# 1969 Pontiac GTO Fuel Pump



## GeeTO400 (Jan 7, 2015)

Hi Everyone!

My 1969 GTO (non-RA 400, 4-speed) has recently, and rapidly, developed an issue that I think is related to the fuel pump. My first plan of attack is to simply replace the current pump with a new one, and since mine is a mechanical pump installed at the LF side of the engine block it shouldn't take much time.

My question is this - does anyone know exactly what style mechanical fuel pump was installed on these GTO's from the factory? Did they use the "can" style pump that is commonly sold by Ames Performance, RockAuto, etc. or did they use a "screw together" pump?

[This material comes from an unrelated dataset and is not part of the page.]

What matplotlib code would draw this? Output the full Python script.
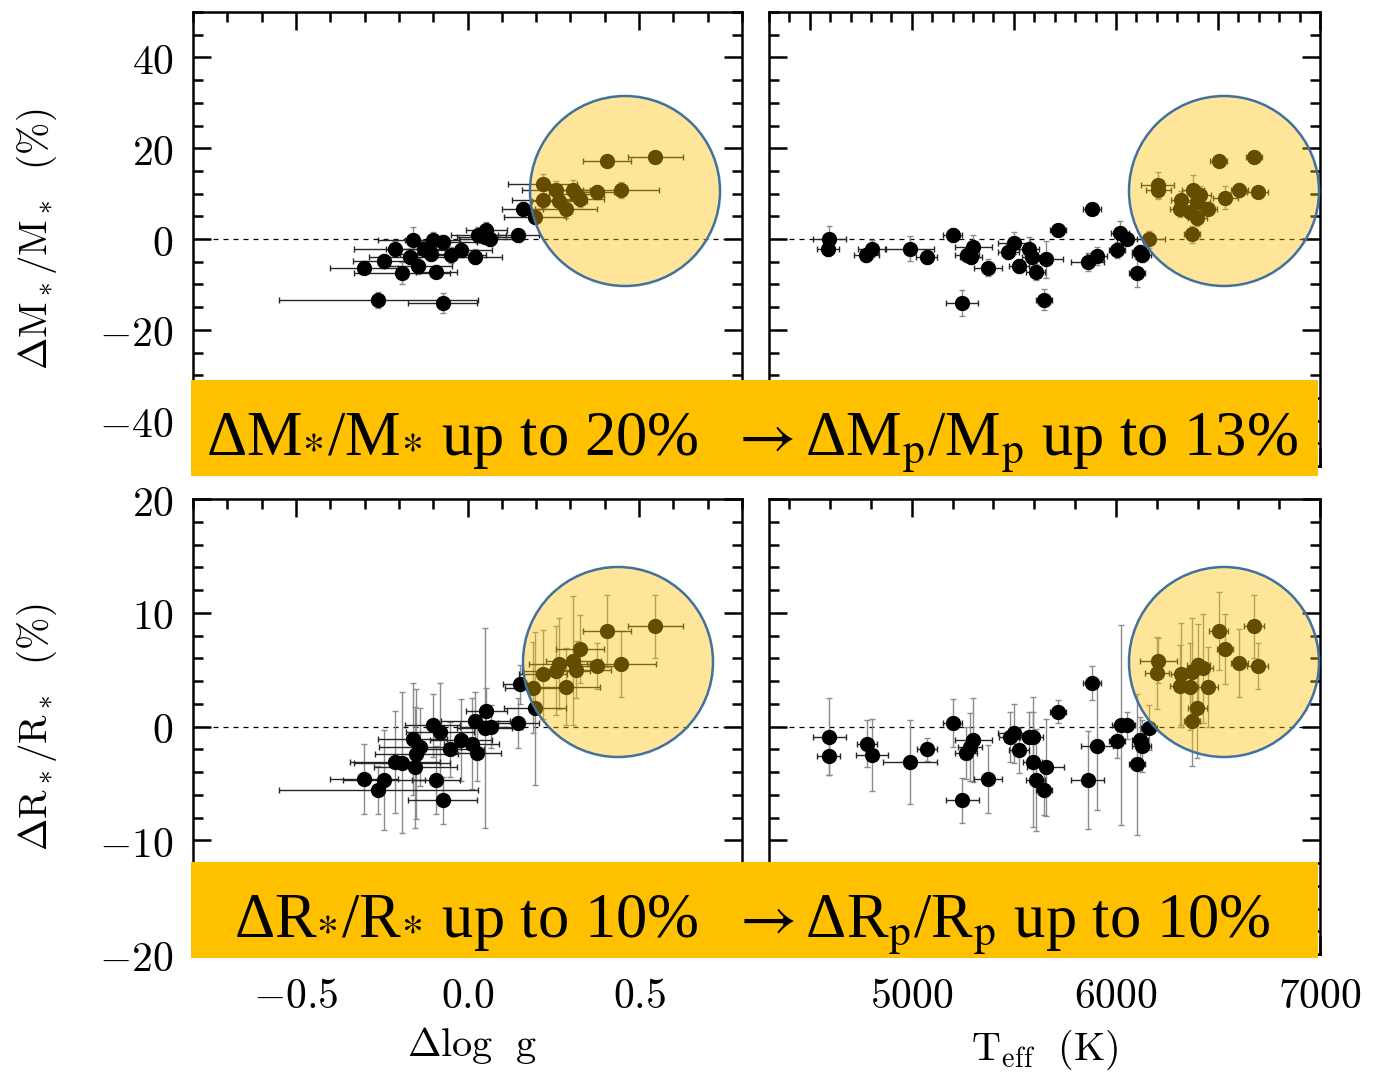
import numpy as np
import matplotlib
matplotlib.use("Agg")
import matplotlib.pyplot as plt
from matplotlib.ticker import MultipleLocator, FuncFormatter
from matplotlib.patches import Rectangle, Ellipse

plt.rcParams['mathtext.fontset'] = 'cm'

# dM/M vs delta log g
tl_x = [-0.26, -0.072, -0.302, -0.243, -0.192, -0.211, -0.160, -0.144, -0.168, -0.128,
        -0.101, -0.072, -0.091, -0.106, -0.047, -0.020, 0.021, 0.032, 0.055, 0.066,
        0.050, 0.148, 0.161, 0.197, 0.219, 0.219, 0.258, 0.268, 0.287, 0.308,
        0.317, 0.327, 0.376, 0.407, 0.448, 0.547]
tl_y = [-13.4, -14.0, -6.3, -4.8, -7.5, -2.1, -0.2, -5.9, -3.9, -2.1,
        -0.2, -0.7, -7.2, -3.2, -3.5, -2.4, -3.9, 0.9, 2.0, 0.1,
        0.5, 0.8, 6.7, 4.8, 12.2, 8.7, 10.9, 8.4, 6.6, 10.9,
        10.0, 8.9, 10.4, 17.2, 10.8, 18.1]
tl_xerr = [0.29, 0.10, 0.10, 0.09, 0.14, 0.12, 0.10, 0.10, 0.12, 0.11,
           0.08, 0.10, 0.06, 0.09, 0.10, 0.09, 0.08, 0.08, 0.06, 0.09,
           0.08, 0.06, 0.06, 0.09, 0.10, 0.09, 0.10, 0.08, 0.09, 0.07,
           0.08, 0.07, 0.05, 0.07, 0.11, 0.08]
tl_yerr = [1.8, 2.2, 1.5, 1.6, 2.5, 1.7, 2.9, 1.8, 1.6, 1.7,
           1.8, 1.5, 1.5, 1.6, 1.7, 1.5, 1.6, 1.8, 1.7, 1.6,
           1.5, 1.4, 1.5, 1.6, 2.2, 1.8, 1.9, 1.8, 2.0, 2.0,
           1.7, 1.8, 1.6, 1.2, 1.7, 1.2]

# dM/M vs Teff
tr_x = [4595, 4590, 4777, 4805, 4990, 5072, 5200, 5247, 5302, 5269,
        5291, 5373, 5501, 5473, 5524, 5575, 5588, 5606, 5648, 5656,
        5716, 5883, 5861, 5907, 6004, 6020, 6053, 6117, 6126, 6104,
        6162, 6204, 6208, 6321, 6313, 6377, 6414, 6399, 6363, 6399,
        6450, 6372, 6503, 6676, 6536, 6605, 6694]
tr_y = [0.0, -2.3, -3.5, -2.1, -2.1, -4.0, 0.9, -14.1, -1.7, -3.5,
        -3.9, -6.3, -0.8, -2.8, -5.9, -2.1, -3.9, -7.2, -13.4, -4.5,
        2.0, 6.7, -5.0, -3.7, -2.4, 1.4, 0.1, -2.8, -3.5, -7.5,
        -0.1, 11.9, 10.8, 8.6, 6.7, 10.9, 9.8, 8.2, 6.0, 4.7,
        6.7, 1.0, 17.2, 18.1, 9.1, 10.8, 10.4]
tr_xerr = [80, 55, 60, 70, 120, 50, 45, 78, 90, 60,
           55, 70, 80, 50, 50, 50, 50, 45, 40, 85,
           40, 45, 80, 50, 40, 45, 50, 40, 45, 40,
           80, 80, 60, 50, 50, 55, 50, 60, 50, 45,
           45, 40, 40, 40, 60, 40, 50]
tr_yerr = [2.8, 1.5, 1.6, 1.8, 2.8, 1.5, 1.5, 2.9, 2.5, 1.6,
           1.5, 1.8, 2.4, 1.6, 1.5, 2.5, 2.0, 1.8, 2.3, 4.0,
           1.2, 1.3, 2.0, 2.0, 1.7, 2.6, 1.4, 1.5, 1.5, 3.0,
           1.8, 2.9, 2.0, 2.0, 1.8, 3.2, 1.8, 1.8, 1.5, 1.8,
           1.5, 1.8, 1.2, 1.2, 2.5, 1.6, 1.0]

# dR/R vs delta log g
bl_x = [-0.302, -0.260, -0.243, -0.192, -0.211, -0.152, -0.072, -0.091, -0.160, -0.138,
        -0.101, -0.080, -0.149, -0.052, -0.020, 0.012, 0.028, 0.023, 0.055, 0.050,
        0.068, 0.148, 0.154, 0.197, 0.190, 0.219, 0.258, 0.268, 0.287, 0.308,
        0.317, 0.327, 0.376, 0.407, 0.448, 0.547]
bl_y = [-4.6, -5.6, -4.7, -3.2, -3.1, -3.6, -6.5, -4.7, -1.1, -1.8,
        0.1, -0.5, -2.4, -2.0, -1.2, -1.5, -2.3, 0.5, 1.4, -0.1,
        0.0, 0.3, 3.7, 1.6, 3.4, 4.6, 4.9, 5.5, 3.5, 5.8,
        5.0, 6.8, 5.3, 8.4, 5.5, 8.8]
bl_xerr = [0.10, 0.29, 0.12, 0.14, 0.13, 0.12, 0.10, 0.07, 0.10, 0.12,
           0.08, 0.10, 0.12, 0.10, 0.09, 0.08, 0.07, 0.10, 0.06, 0.08,
           0.09, 0.06, 0.05, 0.09, 0.08, 0.07, 0.10, 0.09, 0.10, 0.08,
           0.10, 0.07, 0.06, 0.07, 0.10, 0.08]
bl_yerr = [3.1, 2.1, 4.4, 6.2, 4.5, 5.3, 2.1, 3.0, 4.9, 3.4,
           2.8, 4.3, 5.7, 2.4, 3.6, 4.0, 2.5, 2.5, 2.0, 8.8,
           1.9, 2.2, 1.7, 6.7, 4.0, 3.9, 3.9, 4.0, 3.4, 5.7,
           2.5, 3.0, 2.0, 3.2, 2.9, 2.8]

# dR/R vs Teff
br_x = [4595, 4592, 4781, 4805, 4991, 5073, 5200, 5247, 5302, 5284,
        5266, 5373, 5501, 5479, 5524, 5575, 5592, 5592, 5606, 5648,
        5656, 5716, 5883, 5861, 5907, 6004, 6025, 6053, 6117, 6126,
        6104, 6162, 6208, 6202, 6321, 6313, 6372, 6404, 6426, 6363,
        6450, 6399, 6372, 6503, 6536, 6605, 6676, 6694]
br_y = [-0.9, -2.6, -1.5, -2.5, -3.1, -2.0, 0.3, -6.5, -1.2, -1.8,
        -2.3, -4.6, -0.6, -0.9, -2.1, -0.9, -0.9, -3.1, -4.7, -5.6,
        -3.6, 1.3, 3.8, -4.7, -1.7, -1.3, 0.1, 0.1, -1.2, -1.7,
        -3.3, -0.1, 5.8, 4.7, 4.6, 3.6, 4.8, 5.4, 5.1, 3.5,
        3.5, 1.6, 0.5, 8.4, 6.8, 5.6, 8.8, 5.3]
br_xerr = [80, 55, 50, 80, 130, 50, 45, 80, 90, 60,
           55, 70, 80, 50, 50, 50, 50, 45, 45, 40,
           90, 40, 45, 80, 80, 40, 45, 40, 40, 45,
           40, 40, 90, 60, 50, 50, 50, 55, 50, 60,
           50, 45, 40, 45, 40, 40, 50, 50]
br_yerr = [3.4, 1.7, 2.1, 3.2, 3.7, 1.0, 2.1, 2.0, 3.7, 3.0,
           2.3, 3.0, 2.6, 2.2, 2.0, 2.2, 2.2, 5.7, 4.5, 2.2,
           4.3, 1.0, 1.5, 4.3, 5.6, 1.5, 8.8, 1.2, 2.0, 2.3,
           6.2, 2.0, 2.0, 3.2, 4.5, 3.6, 4.7, 3.6, 4.8, 3.8,
           3.5, 4.4, 4.0, 3.4, 3.1, 3.0, 2.8, 2.0]

W, H = 1376, 1076
fig = plt.figure(figsize=(W / 100, H / 100), dpi=100)


def add_ax(l, t, r, b):
    return fig.add_axes([l / W, 1 - b / H, (r - l) / W, (b - t) / H])


def mathfmt(f):
    def _f(v, pos):
        if abs(v) < 1e-9:
            v = 0.0
        return '$' + (f % v) + '$'
    return FuncFormatter(_f)


def style(ax, xlim, xmaj, xmin, ylim, ymaj, ymin, xf, yf, showx, showy):
    ax.set_xlim(*xlim)
    ax.set_ylim(*ylim)
    ax.xaxis.set_major_locator(MultipleLocator(xmaj))
    ax.xaxis.set_minor_locator(MultipleLocator(xmin))
    ax.yaxis.set_major_locator(MultipleLocator(ymaj))
    ax.yaxis.set_minor_locator(MultipleLocator(ymin))
    ax.xaxis.set_major_formatter(mathfmt(xf))
    ax.yaxis.set_major_formatter(mathfmt(yf))
    ax.tick_params(which='both', direction='in', top=True, right=True,
                   width=1.8, labelsize=30, labelbottom=showx, labelleft=showy)
    ax.tick_params(which='major', length=13)
    ax.tick_params(which='minor', length=7.5)
    ax.tick_params(axis='x', pad=15)
    ax.tick_params(axis='y', pad=14)
    for s in ax.spines.values():
        s.set_linewidth(1.8)


def draw(ax, x, y, xe, ye):
    ax.axhline(0, color='k', lw=0.9, ls=(0, (4, 4)), zorder=1)
    ax.errorbar(x, y, yerr=ye, fmt='none', ecolor='0.55', elinewidth=1.0,
                capsize=2.5, capthick=1.0, zorder=2)
    ax.errorbar(x, y, xerr=xe, fmt='none', ecolor='0.15', elinewidth=1.0,
                capsize=2.5, capthick=1.0, zorder=2)
    ax.plot(x, y, 'o', color='k', ms=10, zorder=3)


ax_tl = add_ax(193, 12, 742, 466)
ax_tr = add_ax(769, 12, 1320, 466)
ax_bl = add_ax(193, 499, 742, 954)
ax_br = add_ax(769, 499, 1320, 954)

draw(ax_tl, tl_x, tl_y, tl_xerr, tl_yerr)
draw(ax_tr, tr_x, tr_y, tr_xerr, tr_yerr)
draw(ax_bl, bl_x, bl_y, bl_xerr, bl_yerr)
draw(ax_br, br_x, br_y, br_xerr, br_yerr)

style(ax_tl, (-0.8, 0.8), 0.5, 0.1, (-50, 50), 20, 5, '%.1f', '%d', False, True)
style(ax_tr, (4300, 7000), 500, 100, (-50, 50), 20, 5, '%d', '%d', False, False)
style(ax_bl, (-0.8, 0.8), 0.5, 0.1, (-20, 20), 10, 2, '%.1f', '%d', True, True)
style(ax_br, (4300, 7000), 1000, 200, (-20, 20), 10, 2, '%d', '%d', True, False)

# axis titles
fig.text(37 / W, 1 - 239 / H, r'$\Delta\mathrm{M}_*/\mathrm{M}_*\ \ (\%)$',
         rotation=90, ha='center', va='center', fontsize=28)
fig.text(37 / W, 1 - 727 / H, r'$\Delta\mathrm{R}_*/\mathrm{R}_*\ \ (\%)$',
         rotation=90, ha='center', va='center', fontsize=28)
fig.text(472 / W, 1 - 1045 / H, r'$\Delta\mathrm{log\ \ g}$',
         ha='center', va='center', fontsize=29)
fig.text(1045 / W, 1 - 1050 / H, r'$\mathrm{T_{eff}\ \ (K)}$',
         ha='center', va='center', fontsize=29)

# highlight circles
for cx, cy in [(625, 191), (1224, 191), (618, 662), (1224, 662)]:
    fig.add_artist(Ellipse((cx / W, 1 - cy / H), 190 / W, 190 / H,
                           transform=fig.transFigure, facecolor=(1, 0.753, 0, 0.4),
                           edgecolor='#41719C', lw=1.8, zorder=5))

# summary bands
bands = [
    (380, 476, 455, r'ΔM$_{*}$/M$_{*}$ up to 20%  $\rightarrow$ΔM$_{\mathrm{p}}$/M$_{\mathrm{p}}$ up to 13%'),
    (862, 958, 937, r'ΔR$_{*}$/R$_{*}$ up to 10%  $\rightarrow$ΔR$_{\mathrm{p}}$/R$_{\mathrm{p}}$ up to 10%'),
]
for top, bot, base, txt in bands:
    fig.add_artist(Rectangle((191 / W, 1 - bot / H), (1318 - 191) / W, (bot - top) / H,
                             transform=fig.transFigure, facecolor='#FFC000',
                             edgecolor='none', zorder=6))
    fig.text(752 / W, 1 - base / H, txt, ha='center', va='baseline', fontsize=45,
             family=['Liberation Serif', 'DejaVu Serif'], math_fontfamily='stix',
             zorder=7)

fig.savefig('out.png', dpi=100)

My car is mostly all original and I like to keep it that way when possible.

Thanks!


----------



## 1968gto421 (Mar 28, 2014)

To the best of my knowledge they came with the "can" pump OEM. Most of the "screw together" pumps are after-market pumps like Holley, Edelbrock, etc. Hope this helps.


----------



## GeeTO400 (Jan 7, 2015)

That was my thought too; that the "can" style pumps were OE. I just remembered that I have an original 1969 Pontiac Service Manual, so I will give that a look to find my proof.

Thanks for the reply!


----------